(Records with drawing code)
+--

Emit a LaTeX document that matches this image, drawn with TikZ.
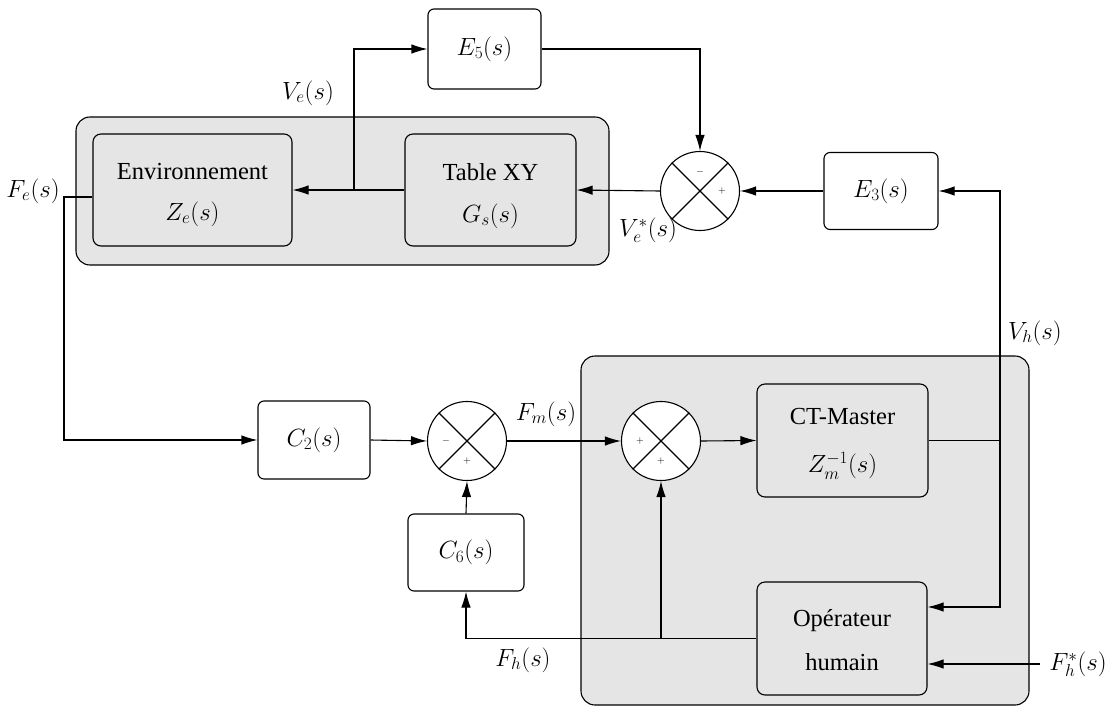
\documentclass[tikz,border=0pt]{standalone}
\usepackage[no-math]{fontspec}
\setmainfont{Liberation Serif}
\usetikzlibrary{arrows.meta,calc}
\begin{document}
\begin{tikzpicture}[x=1pt,y=-1pt,line width=1.1pt,
  font=\fontsize{23}{27}\selectfont,
  arr/.style={-{Latex[length=16pt,width=9.5pt]}},
  wbox/.style={draw,rounded corners=6pt,fill=white,inner sep=0pt},
  gbox/.style={draw,rounded corners=8pt,fill=gray!20,inner sep=0pt},
  grp/.style={draw,rounded corners=14pt,fill=gray!20},
  sumc/.style={draw,circle,fill=white,minimum size=79pt,inner sep=0pt},
  sgn/.style={font=\fontsize{10}{12}\selectfont,inner sep=0pt},
  txt/.style={inner sep=0pt,font=\fontsize{24.5}{28}\selectfont},
  lbl/.style={inner sep=0pt}]
\useasboundingbox (0,0) rectangle (1109,707);
% groups
\draw[grp] (76,117) rectangle (609,265);
\draw[grp] (581,356) rectangle (1029,705);
% blocks
\node[gbox,minimum width=199pt,minimum height=112pt] (env) at (192.5,190) {};
\node[txt] (envt) at (192.5,172) {Environnement};
\node[lbl] (envm) at (192.5,214) {$Z_e(s)$};
\node[gbox,minimum width=171pt,minimum height=112pt] (tab) at (490.5,190) {};
\node[txt] (tabt) at (490.5,172) {Table XY};
\node[lbl] (tabm) at (490.5,216) {$G_s(s)$};
\node[wbox,minimum width=113pt,minimum height=80pt] (E5) at (484.5,49) {$E_5(s)$};
\node[wbox,minimum width=114pt,minimum height=77pt] (E3) at (881,191) {$E_3(s)$};
\node[sumc] (s1) at (700,191) {};
\node[wbox,minimum width=112pt,minimum height=78pt] (C2) at (314,440) {$C_2(s)$};
\node[sumc] (s2) at (467,441) {};
\node[sumc] (s3) at (661,441) {};
\node[gbox,minimum width=171pt,minimum height=113pt] (CT) at (842.5,440.5) {};
\node[txt] (CTt) at (842.5,417) {CT-Master};
\node[lbl] (CTm) at (842.5,466) {$Z_m^{-1}(s)$};
\node[wbox,minimum width=116pt,minimum height=77pt] (C6) at (466,552.5) {$C_6(s)$};
\node[gbox,minimum width=170pt,minimum height=113pt] (Op) at (842,638.5) {};
\node[txt] (Opt) at (842,621) {Opérateur};
\node[txt] (Opm) at (842,662) {humain};
% crosses and signs
\foreach \s in {s1,s2,s3}{
  \draw (\s.north west) -- (\s.south east);
  \draw (\s.north east) -- (\s.south west);
}
\node[sgn] (s1a) at ($(s1)+(0,-19)$) {$-$};
\node[sgn] (s1b) at ($(s1)+(22,0)$) {$+$};
\node[sgn] (s2a) at ($(s2)+(-21,0)$) {$-$};
\node[sgn] (s2b) at ($(s2)+(0,20)$) {$+$};
\node[sgn] (s3a) at ($(s3)+(-21,0)$) {$+$};
\node[sgn] (s3b) at ($(s3)+(0,20)$) {$+$};
% coordinates
\coordinate (b1) at (354,190);
\coordinate (j1) at (1000,440.5);
\coordinate (fe) at (64,197);
\coordinate (j2) at (661,638.5);
\coordinate (fin) at (1040,664);
% connectors
\draw[arr] (tab.west) -- (env.east);
\draw[arr] (b1) |- (E5.west);
\draw[arr] (E5.east) -| (s1.north);
\draw[arr] (s1.west) -- (tab.east);
\draw[arr] (E3.west) -- (s1.east);
\draw (CT.east) -- (j1);
\draw[arr] (j1) |- (E3.east);
\draw[arr] (j1) |- ([yshift=31.5pt]Op.east);
\draw[arr] (fin) -- (fin -| Op.east);
\draw[arr] ([yshift=-7pt]env.west) -| (fe) |- (C2.west);
\draw[arr] (C2.east) -- (s2.west);
\draw[arr] (s2.east) -- (s3.west);
\draw[arr] (s3.east) -- (CT.west);
\draw[arr] (C6.north) -- (s2.south);
\draw[arr] (Op.west) -| (C6.south);
\draw[arr] (j2) -- (s3.south);
% labels
\node[lbl] (lFe) at (33,191) {$F_e(s)$};
\node[lbl] (lVe) at (308,93) {$V_e(s)$};
\node[lbl] (lVes) at (648,230) {$V_e^*(s)$};
\node[lbl] (lFm) at (546,414) {$F_m(s)$};
\node[lbl] (lVh) at (1035,333) {$V_h(s)$};
\node[lbl] (lFh) at (523,660) {$F_h(s)$};
\node[lbl] (lFhs) at (1078,664) {$F_h^*(s)$};
\end{tikzpicture}
\end{document}
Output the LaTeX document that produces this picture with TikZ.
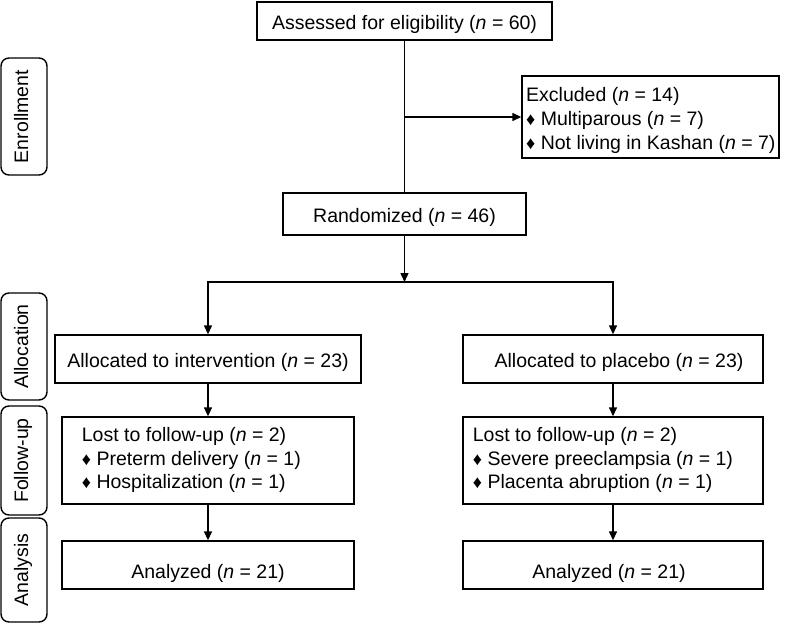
\documentclass[tikz,border=0pt]{standalone}
\usepackage{fontspec}
\setmainfont{Liberation Sans}
\usetikzlibrary{arrows.meta}
\newcommand{\dia}{{\fontsize{18}{18}\selectfont ♦}}
\begin{document}
\begin{tikzpicture}[x=1pt,y=-1pt,
  every node/.style={font=\fontsize{19.5}{24}\selectfont},
  box/.style={draw, line width=1.4pt, inner sep=0pt, text height=16pt, text depth=0pt},
  side/.style={draw, rounded corners=8pt, line width=1.4pt, rotate=90, inner sep=0pt, text height=8pt, text depth=0pt},
  txt/.style={anchor=base west, inner sep=0pt},
  arr/.style={-{Triangle[length=9pt,width=8pt]}, line width=1.4pt},
  ln/.style={line width=1.4pt}]
\useasboundingbox (0,0) rectangle (796,624);

% side labels
\node[side, minimum width=117, minimum height=46] (enr) at (24,116.5) {Enrollment};
\node[side, minimum width=107, minimum height=46] (alo) at (24,346.5) {Allocation};
\node[side, minimum width=109, minimum height=46] (fol) at (24,460.5) {Follow-up};
\node[side, minimum width=104, minimum height=46] (ana) at (24,570) {Analysis};

% boxes
\node[box, minimum width=295, minimum height=38] (assess) at (404.5,21) {Assessed for eligibility (\textit{n} = 60)};
\node[box, minimum width=257, minimum height=82] (excl) at (650.5,117) {};
\node[txt] (exclA) at (526,101.7) {Excluded (\textit{n} = 14)};
\node[txt] (exclB) at (526,125.7) {\dia\ Multiparous (\textit{n} = 7)};
\node[txt] (exclC) at (526,149.5) {\dia\ Not living in Kashan (\textit{n} = 7)};

\node[box, minimum width=243, minimum height=42] (rand) at (404.5,214) {Randomized (\textit{n} = 46)};

\node[box, minimum width=306, minimum height=48] (al1) at (208,359) {Allocated to intervention (\textit{n} = 23)};
\node[box, minimum width=300, minimum height=48] (al2) at (613,359) {\hspace*{12pt}Allocated to placebo (\textit{n} = 23)};

\node[box, minimum width=292, minimum height=87] (fu1) at (208,460.5) {};
\node[txt] (fu1A) at (81.7,441.7) {Lost to follow-up (\textit{n} = 2)};
\node[txt] (fu1B) at (81.7,465) {\dia\ Preterm delivery (\textit{n} = 1)};
\node[txt] (fu1C) at (81.7,488.3) {\dia\ Hospitalization (\textit{n} = 1)};

\node[box, minimum width=300, minimum height=87] (fu2) at (613,460.5) {};
\node[txt] (fu2A) at (472.7,441.7) {Lost to follow-up (\textit{n} = 2)};
\node[txt] (fu2B) at (472.7,465) {\dia\ Severe preeclampsia (\textit{n} = 1)};
\node[txt] (fu2C) at (472.7,488.3) {\dia\ Placenta abruption (\textit{n} = 1)};

\node[box, minimum width=292, minimum height=48, text height=27pt] (an1) at (208,565) {Analyzed (\textit{n} = 21)};
\node[box, minimum width=300, minimum height=48, text height=27pt] (an2) at (613,565) {\hspace*{-8pt}Analyzed (\textit{n} = 21)};

% connectors
\draw[ln] (assess.south) -- (rand.north);
\coordinate (ex) at (assess.south |- excl.west);
\draw[arr] (ex) -- (excl.west);
\coordinate (split) at (404.5,282);
\draw[arr] (rand.south) -- (split);
\draw[arr] (split) -| (al1.north);
\draw[arr] (split) -| (al2.north);
\draw[arr] (al1.south) -- (fu1.north);
\draw[arr] (al2.south) -- (fu2.north);
\draw[arr] (fu1.south) -- (an1.north);
\draw[arr] (fu2.south) -- (an2.north);
\end{tikzpicture}
\end{document}
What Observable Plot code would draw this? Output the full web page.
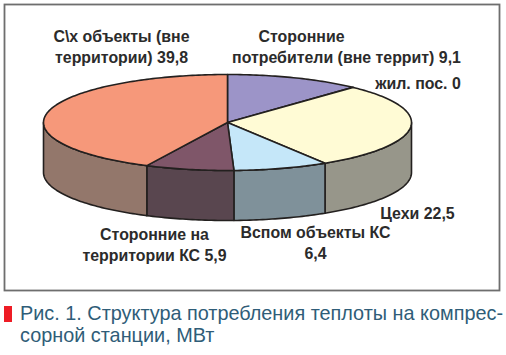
<!DOCTYPE html>
<html lang="ru">
<head>
<meta charset="utf-8">
<script src="https://cdn.jsdelivr.net/npm/d3@7"></script>
<script src="https://cdn.jsdelivr.net/npm/@observablehq/plot@0.6"></script>
<style>
html,body{margin:0;padding:0;background:#fff;width:506px;height:355px;overflow:hidden}
svg{display:block}
#cap{position:relative;margin:7px 0 0 20px;width:486px;font:19.85px/22px "Liberation Sans",sans-serif;color:#2f5d78;white-space:nowrap}
#cap:before{content:"";position:absolute;left:-16px;top:4px;width:8px;height:16px;background:#ee1c25}
</style>
</head>
<body>
<div id="chart"></div>
<div id="cap">Рис. 1. Структура потребления теплоты на компрес-<br>сорной станции, МВт</div>
<script>
// Slices clockwise from 12 o'clock; drawn sweep in degrees
const sliceNames = ["Сторонние потребители (вне террит)", "Цехи", "Вспом объекты КС", "Сторонние на территории КС", "С\\х объекты (вне территории)"];
const labelledValues = [9.1, 22.5, 6.4, 5.9, 39.8];
const sweepDegrees = [43, 105, 30, 28, 154];
const topColors = ["#9c94c8", "#fffbd5", "#c5e7f9", "#7f5669", "#f6987a"];
const sideColors = ["#6f6a8c", "#97968a", "#7f919a", "#59464f", "#93776b"];

const labelLines = ["С\\х объекты (вне", "территории) 39,8", "Сторонние", "потребители (вне террит) 9,1", "жил. пос. 0", "Цехи 22,5", "Вспом объекты КС", "6,4", "Сторонние на", "территории КС 5,9"];
const labelX = [121, 121, 301, 346, 417.5, 417, 315, 315, 154, 154];
const labelY = [41.5, 62.5, 41.5, 62.5, 88.5, 218.5, 237.5, 258.5, 239.5, 260.5];

// Pie layout
const W = 506, H = 295, cx = 227, cy = 122, rx = 184, ry = 48, depth = 50;
const rad = d => d * Math.PI / 180;
const px = a => cx + rx * Math.sin(rad(a));
const py = (a, off = 0) => cy - ry * Math.cos(rad(a)) + off;

const starts = d3.cumsum([0, ...sweepDegrees]);
const tops = [], sides = [];
sweepDegrees.forEach((sw, i) => {
  const a0 = starts[i], a1 = starts[i] + sw;
  const arc = [];
  for (let a = a0; a < a1; a += 1) arc.push(a);
  arc.push(a1);
  [{x: cx, y: cy}, ...arc.map(a => ({x: px(a), y: py(a)})), {x: cx, y: cy}]
    .forEach(p => tops.push({...p, id: sliceNames[i], fill: topColors[i]}));
  const b0 = Math.max(a0, 90), b1 = Math.min(a1, 270);
  if (b1 > b0) {
    const front = [];
    for (let a = b0; a < b1; a += 1) front.push(a);
    front.push(b1);
    const ring = [...front.map(a => ({x: px(a), y: py(a)})), ...front.slice().reverse().map(a => ({x: px(a), y: py(a, depth)}))];
    [...ring, ring[0]].forEach(p => sides.push({...p, id: sliceNames[i], fill: sideColors[i]}));
  }
});
const labels = labelLines.map((t, i) => ({t, x: labelX[i], y: labelY[i]}));

const piece = data => Plot.line(data, {x: "x", y: "y", z: "id", fill: "fill", stroke: "#23201f", strokeWidth: 1.6, strokeLinejoin: "round", curve: "linear"});

const chart = Plot.plot({
  width: W, height: H, margin: 0,
  style: {background: "#fff", fontFamily: "Liberation Sans"},
  x: {domain: [0, W], range: [0, W], axis: null},
  y: {domain: [0, H], range: [0, H], axis: null},
  marks: [
    Plot.frame({stroke: "#6e6e6e", strokeWidth: 1.8, insetLeft: 4, insetTop: 4, insetRight: 7, insetBottom: 5}),
    piece(sides),
    piece(tops),
    Plot.text(labels, {x: "x", y: "y", text: "t", textAnchor: "middle", lineAnchor: "bottom", fontSize: 15.9, fontWeight: "bold", fill: "#2b2b2b"})
  ]
});
document.getElementById("chart").append(chart);
</script>
</body>
</html>
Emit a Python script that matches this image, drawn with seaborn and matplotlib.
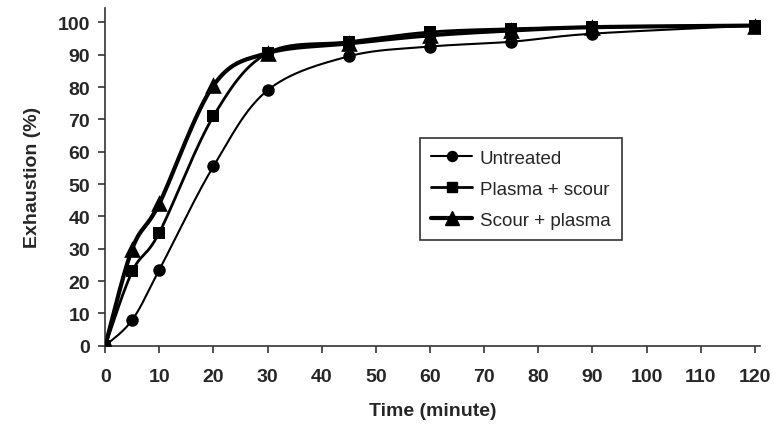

+--

The lines to reproduce run from the one above containing "Output the LaTeX" through the one containing "(exclC) at (526,149.5)". Copy them exactly and leave out all pictures.

Output the LaTeX document that produces this picture with TikZ.
\documentclass[tikz,border=0pt]{standalone}
\usepackage{fontspec}
\setmainfont{Liberation Sans}
\usetikzlibrary{arrows.meta}
\newcommand{\dia}{{\fontsize{18}{18}\selectfont ♦}}
\begin{document}
\begin{tikzpicture}[x=1pt,y=-1pt,
  every node/.style={font=\fontsize{19.5}{24}\selectfont},
  box/.style={draw, line width=1.4pt, inner sep=0pt, text height=16pt, text depth=0pt},
  side/.style={draw, rounded corners=8pt, line width=1.4pt, rotate=90, inner sep=0pt, text height=8pt, text depth=0pt},
  txt/.style={anchor=base west, inner sep=0pt},
  arr/.style={-{Triangle[length=9pt,width=8pt]}, line width=1.4pt},
  ln/.style={line width=1.4pt}]
\useasboundingbox (0,0) rectangle (796,624);

% side labels
\node[side, minimum width=117, minimum height=46] (enr) at (24,116.5) {Enrollment};
\node[side, minimum width=107, minimum height=46] (alo) at (24,346.5) {Allocation};
\node[side, minimum width=109, minimum height=46] (fol) at (24,460.5) {Follow-up};
\node[side, minimum width=104, minimum height=46] (ana) at (24,570) {Analysis};

% boxes
\node[box, minimum width=295, minimum height=38] (assess) at (404.5,21) {Assessed for eligibility (\textit{n} = 60)};
\node[box, minimum width=257, minimum height=82] (excl) at (650.5,117) {};
\node[txt] (exclA) at (526,101.7) {Excluded (\textit{n} = 14)};
\node[txt] (exclB) at (526,125.7) {\dia\ Multiparous (\textit{n} = 7)};
\node[txt] (exclC) at (526,149.5) {\dia\ Not living in Kashan (\textit{n} = 7)};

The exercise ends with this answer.